Start of Rows

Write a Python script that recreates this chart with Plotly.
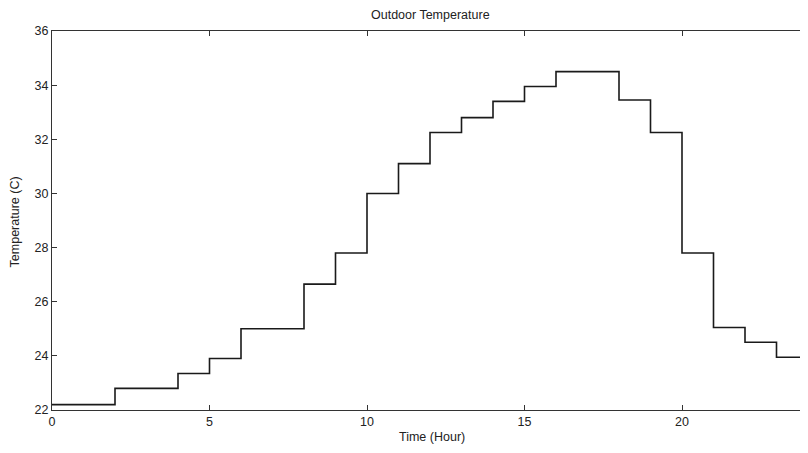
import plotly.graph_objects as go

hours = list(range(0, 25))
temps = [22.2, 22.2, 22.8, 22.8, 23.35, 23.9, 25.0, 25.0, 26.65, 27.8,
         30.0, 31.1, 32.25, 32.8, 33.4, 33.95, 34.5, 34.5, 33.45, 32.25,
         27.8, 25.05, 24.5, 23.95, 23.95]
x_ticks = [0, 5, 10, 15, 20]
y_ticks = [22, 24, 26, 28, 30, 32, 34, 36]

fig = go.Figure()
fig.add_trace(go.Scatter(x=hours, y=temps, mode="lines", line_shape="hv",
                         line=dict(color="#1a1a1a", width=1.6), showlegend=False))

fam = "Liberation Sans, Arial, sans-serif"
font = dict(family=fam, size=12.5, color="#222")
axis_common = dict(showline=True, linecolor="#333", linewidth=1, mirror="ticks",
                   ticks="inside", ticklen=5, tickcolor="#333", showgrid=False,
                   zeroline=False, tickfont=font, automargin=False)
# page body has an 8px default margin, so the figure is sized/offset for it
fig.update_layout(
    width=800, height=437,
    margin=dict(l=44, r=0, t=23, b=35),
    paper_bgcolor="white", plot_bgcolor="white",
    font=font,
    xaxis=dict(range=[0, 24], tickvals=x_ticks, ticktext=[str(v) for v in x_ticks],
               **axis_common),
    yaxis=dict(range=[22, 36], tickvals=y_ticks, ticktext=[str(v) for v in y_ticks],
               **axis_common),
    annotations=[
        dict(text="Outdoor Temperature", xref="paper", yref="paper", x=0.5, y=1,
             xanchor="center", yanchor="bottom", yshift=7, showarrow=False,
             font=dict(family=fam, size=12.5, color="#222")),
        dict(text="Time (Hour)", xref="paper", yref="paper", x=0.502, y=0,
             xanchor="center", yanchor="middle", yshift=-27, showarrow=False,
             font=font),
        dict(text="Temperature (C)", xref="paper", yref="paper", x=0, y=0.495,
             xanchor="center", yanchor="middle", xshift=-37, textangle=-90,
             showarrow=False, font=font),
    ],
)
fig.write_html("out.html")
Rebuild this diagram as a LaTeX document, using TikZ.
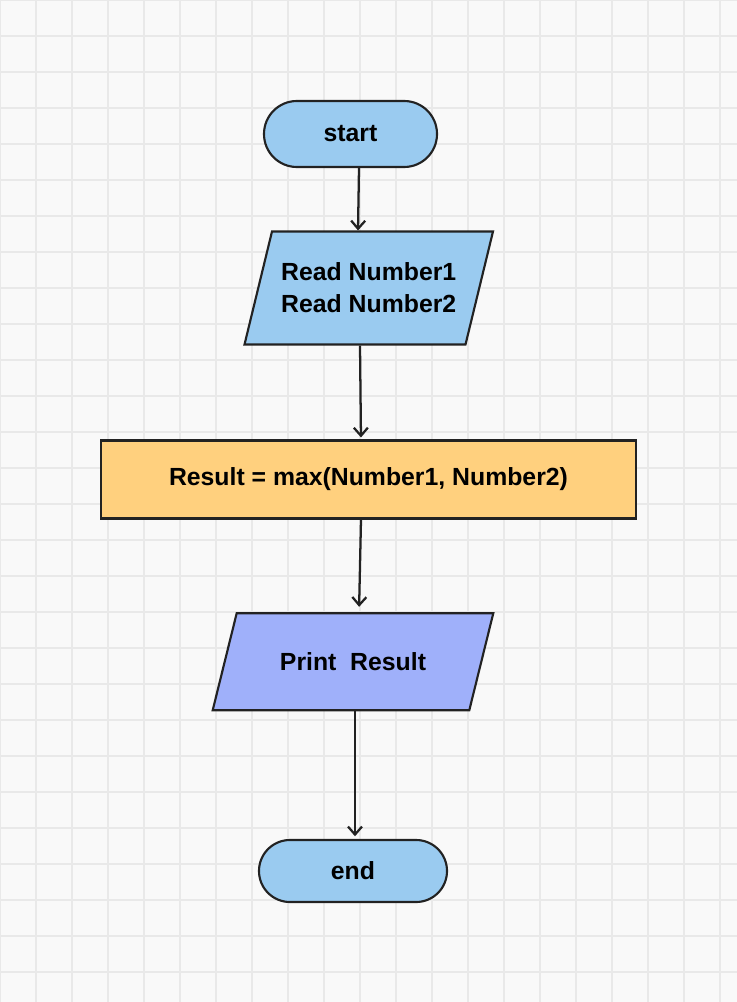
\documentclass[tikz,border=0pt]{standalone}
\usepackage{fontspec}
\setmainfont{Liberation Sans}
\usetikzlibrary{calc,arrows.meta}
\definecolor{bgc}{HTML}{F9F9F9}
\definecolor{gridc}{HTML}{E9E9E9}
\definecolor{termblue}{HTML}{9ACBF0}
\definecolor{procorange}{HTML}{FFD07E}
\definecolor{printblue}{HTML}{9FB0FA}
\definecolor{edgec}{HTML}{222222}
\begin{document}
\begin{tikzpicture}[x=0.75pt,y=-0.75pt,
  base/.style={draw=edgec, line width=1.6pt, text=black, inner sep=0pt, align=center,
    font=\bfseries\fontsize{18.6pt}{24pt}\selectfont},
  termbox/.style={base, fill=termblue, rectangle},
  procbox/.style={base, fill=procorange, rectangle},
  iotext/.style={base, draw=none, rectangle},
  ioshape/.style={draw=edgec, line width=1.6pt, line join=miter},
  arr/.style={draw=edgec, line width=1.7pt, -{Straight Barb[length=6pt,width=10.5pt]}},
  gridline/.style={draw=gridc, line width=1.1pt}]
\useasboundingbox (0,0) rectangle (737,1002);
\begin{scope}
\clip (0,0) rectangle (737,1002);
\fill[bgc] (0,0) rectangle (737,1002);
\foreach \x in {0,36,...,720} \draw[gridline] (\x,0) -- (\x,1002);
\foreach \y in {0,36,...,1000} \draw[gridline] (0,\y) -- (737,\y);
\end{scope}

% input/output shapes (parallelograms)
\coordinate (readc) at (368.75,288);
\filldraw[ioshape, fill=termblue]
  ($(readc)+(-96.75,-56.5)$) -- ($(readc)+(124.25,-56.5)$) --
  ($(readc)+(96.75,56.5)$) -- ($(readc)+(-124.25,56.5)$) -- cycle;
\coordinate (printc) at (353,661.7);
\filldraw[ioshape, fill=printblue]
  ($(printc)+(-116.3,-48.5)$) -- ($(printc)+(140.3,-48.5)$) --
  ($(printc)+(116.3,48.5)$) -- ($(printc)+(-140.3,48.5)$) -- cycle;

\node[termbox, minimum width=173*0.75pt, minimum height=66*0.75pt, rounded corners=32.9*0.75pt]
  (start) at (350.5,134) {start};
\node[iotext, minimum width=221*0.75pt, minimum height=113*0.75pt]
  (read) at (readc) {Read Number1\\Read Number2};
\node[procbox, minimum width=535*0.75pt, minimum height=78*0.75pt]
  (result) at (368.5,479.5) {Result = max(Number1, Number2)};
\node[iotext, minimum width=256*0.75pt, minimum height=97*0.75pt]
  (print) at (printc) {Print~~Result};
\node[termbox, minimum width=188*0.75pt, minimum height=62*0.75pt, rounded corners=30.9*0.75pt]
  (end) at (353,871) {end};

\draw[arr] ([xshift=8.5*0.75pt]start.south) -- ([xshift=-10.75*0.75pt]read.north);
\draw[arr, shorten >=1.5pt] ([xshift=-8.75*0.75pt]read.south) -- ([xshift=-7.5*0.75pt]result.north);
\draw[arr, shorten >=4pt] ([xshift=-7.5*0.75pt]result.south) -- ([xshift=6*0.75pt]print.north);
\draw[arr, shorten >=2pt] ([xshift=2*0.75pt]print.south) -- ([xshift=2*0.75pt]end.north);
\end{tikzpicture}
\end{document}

End of Rows

## [Written exercise]
Except for the pictures, give all the material above again verbatim.

## [The solution]
Write a Python script that recreates this chart with Plotly.
import plotly.graph_objects as go

hours = list(range(0, 25))
temps = [22.2, 22.2, 22.8, 22.8, 23.35, 23.9, 25.0, 25.0, 26.65, 27.8,
         30.0, 31.1, 32.25, 32.8, 33.4, 33.95, 34.5, 34.5, 33.45, 32.25,
         27.8, 25.05, 24.5, 23.95, 23.95]
x_ticks = [0, 5, 10, 15, 20]
y_ticks = [22, 24, 26, 28, 30, 32, 34, 36]

fig = go.Figure()
fig.add_trace(go.Scatter(x=hours, y=temps, mode="lines", line_shape="hv",
                         line=dict(color="#1a1a1a", width=1.6), showlegend=False))

fam = "Liberation Sans, Arial, sans-serif"
font = dict(family=fam, size=12.5, color="#222")
axis_common = dict(showline=True, linecolor="#333", linewidth=1, mirror="ticks",
                   ticks="inside", ticklen=5, tickcolor="#333", showgrid=False,
                   zeroline=False, tickfont=font, automargin=False)
# page body has an 8px default margin, so the figure is sized/offset for it
fig.update_layout(
    width=800, height=437,
    margin=dict(l=44, r=0, t=23, b=35),
    paper_bgcolor="white", plot_bgcolor="white",
    font=font,
    xaxis=dict(range=[0, 24], tickvals=x_ticks, ticktext=[str(v) for v in x_ticks],
               **axis_common),
    yaxis=dict(range=[22, 36], tickvals=y_ticks, ticktext=[str(v) for v in y_ticks],
               **axis_common),
    annotations=[
        dict(text="Outdoor Temperature", xref="paper", yref="paper", x=0.5, y=1,
             xanchor="center", yanchor="bottom", yshift=7, showarrow=False,
             font=dict(family=fam, size=12.5, color="#222")),
        dict(text="Time (Hour)", xref="paper", yref="paper", x=0.502, y=0,
             xanchor="center", yanchor="middle", yshift=-27, showarrow=False,
             font=font),
        dict(text="Temperature (C)", xref="paper", yref="paper", x=0, y=0.495,
             xanchor="center", yanchor="middle", xshift=-37, textangle=-90,
             showarrow=False, font=font),
    ],
)
fig.write_html("out.html")
Rebuild this diagram as a LaTeX document, using TikZ.
\documentclass[tikz,border=0pt]{standalone}
\usepackage{fontspec}
\setmainfont{Liberation Sans}
\usetikzlibrary{calc,arrows.meta}
\definecolor{bgc}{HTML}{F9F9F9}
\definecolor{gridc}{HTML}{E9E9E9}
\definecolor{termblue}{HTML}{9ACBF0}
\definecolor{procorange}{HTML}{FFD07E}
\definecolor{printblue}{HTML}{9FB0FA}
\definecolor{edgec}{HTML}{222222}
\begin{document}
\begin{tikzpicture}[x=0.75pt,y=-0.75pt,
  base/.style={draw=edgec, line width=1.6pt, text=black, inner sep=0pt, align=center,
    font=\bfseries\fontsize{18.6pt}{24pt}\selectfont},
  termbox/.style={base, fill=termblue, rectangle},
  procbox/.style={base, fill=procorange, rectangle},
  iotext/.style={base, draw=none, rectangle},
  ioshape/.style={draw=edgec, line width=1.6pt, line join=miter},
  arr/.style={draw=edgec, line width=1.7pt, -{Straight Barb[length=6pt,width=10.5pt]}},
  gridline/.style={draw=gridc, line width=1.1pt}]
\useasboundingbox (0,0) rectangle (737,1002);
\begin{scope}
\clip (0,0) rectangle (737,1002);
\fill[bgc] (0,0) rectangle (737,1002);
\foreach \x in {0,36,...,720} \draw[gridline] (\x,0) -- (\x,1002);
\foreach \y in {0,36,...,1000} \draw[gridline] (0,\y) -- (737,\y);
\end{scope}

% input/output shapes (parallelograms)
\coordinate (readc) at (368.75,288);
\filldraw[ioshape, fill=termblue]
  ($(readc)+(-96.75,-56.5)$) -- ($(readc)+(124.25,-56.5)$) --
  ($(readc)+(96.75,56.5)$) -- ($(readc)+(-124.25,56.5)$) -- cycle;
\coordinate (printc) at (353,661.7);
\filldraw[ioshape, fill=printblue]
  ($(printc)+(-116.3,-48.5)$) -- ($(printc)+(140.3,-48.5)$) --
  ($(printc)+(116.3,48.5)$) -- ($(printc)+(-140.3,48.5)$) -- cycle;

\node[termbox, minimum width=173*0.75pt, minimum height=66*0.75pt, rounded corners=32.9*0.75pt]
  (start) at (350.5,134) {start};
\node[iotext, minimum width=221*0.75pt, minimum height=113*0.75pt]
  (read) at (readc) {Read Number1\\Read Number2};
\node[procbox, minimum width=535*0.75pt, minimum height=78*0.75pt]
  (result) at (368.5,479.5) {Result = max(Number1, Number2)};
\node[iotext, minimum width=256*0.75pt, minimum height=97*0.75pt]
  (print) at (printc) {Print~~Result};
\node[termbox, minimum width=188*0.75pt, minimum height=62*0.75pt, rounded corners=30.9*0.75pt]
  (end) at (353,871) {end};

\draw[arr] ([xshift=8.5*0.75pt]start.south) -- ([xshift=-10.75*0.75pt]read.north);
\draw[arr, shorten >=1.5pt] ([xshift=-8.75*0.75pt]read.south) -- ([xshift=-7.5*0.75pt]result.north);
\draw[arr, shorten >=4pt] ([xshift=-7.5*0.75pt]result.south) -- ([xshift=6*0.75pt]print.north);
\draw[arr, shorten >=2pt] ([xshift=2*0.75pt]print.south) -- ([xshift=2*0.75pt]end.north);
\end{tikzpicture}
\end{document}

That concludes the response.